Photo of Mr Wilfred Paling Mr Wilfred Paling , Wentworth

The inquiry officer of my Department who visited No. 72, Meadowside, Eltham, denies emphatically that he attempted to force an entry. He states that he requested permission to enter in order to verify that a wireless receiving set was not in use, but permission was refused and he accepted the refusal. I have no means of reconciling the very different versions of the incident given in the hon. Member's Question and by my inquiry officer; but whichever version is correct, and whatever led to Mrs. Cross's complaint, I much regret any inconvenience or distress she may have felt.

The hon. Member for Canterbury (Mr. Baker White) has brought two other complaints to my notice. In one, which occurred last January, the Head Postmaster was asked by the householder to verify that the visit was genuine, and he did so. In the other, which occurred in March, the householder reported that the visit had occasioned some distress to his wife and an apology was made. In neither case was any complaint or suggestion of entry or search made. In the hope of reducing to the utmost the occasions of complaint, I have had the instructions about the conduct of these inquiries revised.

Mr. Baker White:

Is the right hon. Gentleman aware that in the case of Mrs. Cross the inspector who visited the house put his foot in the doorway so that Mrs. Cross was unable to close it, that he refused to accept her statement that she had not a wireless at all, and that he got into a temper and threatened to get a search warrant? Is he further aware that when I asked him on 6th June about the case of Miss Clarke, at Herne Bay, he said that no other cases had been brought to his notice during his term of office at the Post Office?

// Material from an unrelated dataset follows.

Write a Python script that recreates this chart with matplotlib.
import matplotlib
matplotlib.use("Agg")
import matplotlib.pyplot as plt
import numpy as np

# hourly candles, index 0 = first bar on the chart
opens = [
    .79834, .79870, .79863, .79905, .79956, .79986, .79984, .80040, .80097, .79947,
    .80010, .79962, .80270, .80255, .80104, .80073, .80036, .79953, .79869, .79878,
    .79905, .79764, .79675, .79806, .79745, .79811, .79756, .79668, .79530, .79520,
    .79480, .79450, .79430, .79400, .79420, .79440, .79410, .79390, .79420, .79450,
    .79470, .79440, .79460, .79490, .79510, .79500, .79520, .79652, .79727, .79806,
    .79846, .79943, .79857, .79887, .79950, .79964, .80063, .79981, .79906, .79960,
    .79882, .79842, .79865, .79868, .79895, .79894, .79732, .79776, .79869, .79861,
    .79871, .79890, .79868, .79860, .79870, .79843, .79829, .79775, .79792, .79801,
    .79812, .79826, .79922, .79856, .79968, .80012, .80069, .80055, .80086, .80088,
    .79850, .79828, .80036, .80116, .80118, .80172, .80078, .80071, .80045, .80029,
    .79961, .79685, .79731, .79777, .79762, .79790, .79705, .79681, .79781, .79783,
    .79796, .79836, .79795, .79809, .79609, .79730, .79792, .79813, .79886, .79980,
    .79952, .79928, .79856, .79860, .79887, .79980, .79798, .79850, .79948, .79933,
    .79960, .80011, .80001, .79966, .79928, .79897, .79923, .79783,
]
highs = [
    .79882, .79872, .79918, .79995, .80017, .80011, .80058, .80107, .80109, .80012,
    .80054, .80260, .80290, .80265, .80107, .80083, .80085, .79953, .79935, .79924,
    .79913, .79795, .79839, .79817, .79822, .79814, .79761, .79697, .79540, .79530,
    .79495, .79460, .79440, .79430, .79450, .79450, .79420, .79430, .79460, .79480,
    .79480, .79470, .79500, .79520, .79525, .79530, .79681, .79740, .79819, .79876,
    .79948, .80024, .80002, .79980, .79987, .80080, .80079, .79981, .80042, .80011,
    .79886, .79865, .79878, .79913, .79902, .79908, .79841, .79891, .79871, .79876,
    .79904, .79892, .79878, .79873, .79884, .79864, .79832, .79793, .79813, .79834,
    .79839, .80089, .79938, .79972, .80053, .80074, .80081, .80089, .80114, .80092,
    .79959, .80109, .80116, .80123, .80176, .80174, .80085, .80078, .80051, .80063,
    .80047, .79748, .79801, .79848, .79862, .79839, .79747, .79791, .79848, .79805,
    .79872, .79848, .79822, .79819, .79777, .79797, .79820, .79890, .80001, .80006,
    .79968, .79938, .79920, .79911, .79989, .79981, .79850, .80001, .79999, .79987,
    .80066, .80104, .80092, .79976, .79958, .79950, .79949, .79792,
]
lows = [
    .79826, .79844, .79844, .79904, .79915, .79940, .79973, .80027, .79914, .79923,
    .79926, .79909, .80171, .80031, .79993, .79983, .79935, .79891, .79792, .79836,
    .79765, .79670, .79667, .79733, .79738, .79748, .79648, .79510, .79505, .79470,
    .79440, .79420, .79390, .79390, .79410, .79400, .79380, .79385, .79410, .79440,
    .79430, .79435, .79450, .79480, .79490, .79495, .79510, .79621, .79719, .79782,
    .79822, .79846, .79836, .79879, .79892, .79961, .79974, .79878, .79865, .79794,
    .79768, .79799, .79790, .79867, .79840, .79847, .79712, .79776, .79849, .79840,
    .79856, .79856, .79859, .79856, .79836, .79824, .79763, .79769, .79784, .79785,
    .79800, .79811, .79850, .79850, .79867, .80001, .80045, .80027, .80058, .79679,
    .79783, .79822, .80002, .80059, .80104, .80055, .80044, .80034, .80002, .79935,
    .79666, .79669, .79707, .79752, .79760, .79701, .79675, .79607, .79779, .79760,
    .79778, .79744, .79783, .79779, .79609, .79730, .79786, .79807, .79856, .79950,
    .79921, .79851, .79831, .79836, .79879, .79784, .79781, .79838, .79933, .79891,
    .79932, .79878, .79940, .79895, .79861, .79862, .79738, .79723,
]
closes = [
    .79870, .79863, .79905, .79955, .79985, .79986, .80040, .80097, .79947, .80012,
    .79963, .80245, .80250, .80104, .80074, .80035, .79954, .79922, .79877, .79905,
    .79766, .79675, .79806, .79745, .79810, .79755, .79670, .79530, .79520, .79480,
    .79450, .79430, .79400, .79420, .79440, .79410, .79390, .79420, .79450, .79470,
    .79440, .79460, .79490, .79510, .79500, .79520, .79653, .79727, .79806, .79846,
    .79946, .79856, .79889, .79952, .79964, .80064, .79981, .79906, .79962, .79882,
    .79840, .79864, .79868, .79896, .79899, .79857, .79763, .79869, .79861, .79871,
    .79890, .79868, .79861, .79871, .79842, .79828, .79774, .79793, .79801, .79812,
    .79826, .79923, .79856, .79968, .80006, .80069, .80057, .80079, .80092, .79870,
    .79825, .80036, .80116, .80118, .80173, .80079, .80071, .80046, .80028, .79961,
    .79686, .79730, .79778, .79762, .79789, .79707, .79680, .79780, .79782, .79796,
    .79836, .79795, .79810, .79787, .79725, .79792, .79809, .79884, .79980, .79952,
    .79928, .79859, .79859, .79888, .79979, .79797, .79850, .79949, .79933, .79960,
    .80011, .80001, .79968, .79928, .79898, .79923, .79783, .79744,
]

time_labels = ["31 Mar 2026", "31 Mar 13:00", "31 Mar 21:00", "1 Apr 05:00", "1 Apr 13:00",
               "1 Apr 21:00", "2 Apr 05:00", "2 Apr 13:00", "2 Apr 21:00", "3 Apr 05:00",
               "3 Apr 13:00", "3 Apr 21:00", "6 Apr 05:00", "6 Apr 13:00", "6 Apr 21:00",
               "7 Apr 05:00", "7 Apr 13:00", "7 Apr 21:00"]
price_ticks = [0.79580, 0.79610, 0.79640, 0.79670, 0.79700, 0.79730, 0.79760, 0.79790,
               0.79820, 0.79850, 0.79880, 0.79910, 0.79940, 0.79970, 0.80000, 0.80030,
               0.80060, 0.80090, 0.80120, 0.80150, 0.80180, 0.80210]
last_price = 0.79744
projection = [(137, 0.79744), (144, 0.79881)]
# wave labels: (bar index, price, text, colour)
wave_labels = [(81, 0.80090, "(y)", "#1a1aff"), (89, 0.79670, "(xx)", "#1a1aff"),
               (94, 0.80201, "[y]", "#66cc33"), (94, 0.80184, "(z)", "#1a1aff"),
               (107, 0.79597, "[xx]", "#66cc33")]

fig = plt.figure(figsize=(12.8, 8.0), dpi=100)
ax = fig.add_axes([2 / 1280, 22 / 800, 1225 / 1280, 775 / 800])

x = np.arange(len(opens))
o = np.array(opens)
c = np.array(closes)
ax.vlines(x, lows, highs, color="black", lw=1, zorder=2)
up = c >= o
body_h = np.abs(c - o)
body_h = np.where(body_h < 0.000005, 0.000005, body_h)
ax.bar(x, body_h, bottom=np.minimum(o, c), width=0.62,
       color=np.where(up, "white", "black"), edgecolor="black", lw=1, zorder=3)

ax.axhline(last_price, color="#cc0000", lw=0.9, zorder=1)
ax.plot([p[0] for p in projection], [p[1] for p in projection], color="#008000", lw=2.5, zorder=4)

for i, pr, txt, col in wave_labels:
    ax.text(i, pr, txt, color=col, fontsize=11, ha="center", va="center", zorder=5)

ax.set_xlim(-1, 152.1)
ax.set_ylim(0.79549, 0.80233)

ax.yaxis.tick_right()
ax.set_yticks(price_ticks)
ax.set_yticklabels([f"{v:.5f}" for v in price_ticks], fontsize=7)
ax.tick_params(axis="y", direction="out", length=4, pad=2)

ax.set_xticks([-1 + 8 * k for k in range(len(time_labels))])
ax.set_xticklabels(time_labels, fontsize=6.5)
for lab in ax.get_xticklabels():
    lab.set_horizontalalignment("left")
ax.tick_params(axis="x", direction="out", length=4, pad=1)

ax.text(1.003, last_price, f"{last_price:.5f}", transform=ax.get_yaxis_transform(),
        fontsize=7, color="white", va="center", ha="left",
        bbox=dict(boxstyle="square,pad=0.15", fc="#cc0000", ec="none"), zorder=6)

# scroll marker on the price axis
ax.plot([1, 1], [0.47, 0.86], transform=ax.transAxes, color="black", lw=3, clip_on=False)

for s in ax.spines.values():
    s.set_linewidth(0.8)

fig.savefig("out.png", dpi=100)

I have brought three other cases to the notice of the right hon. Gentleman, and proceedings reported in the Press yesterday indicate that another case has occurred at Reading.

Photo of Mr John Boyd-Carpenter Mr John Boyd-Carpenter , Kingston upon Thames

Can the right hon. Gentleman say whether the new instructions will make it clear to his officers that they have no right of entry, and make it clear to the householder that they can only enter with the householder's consent.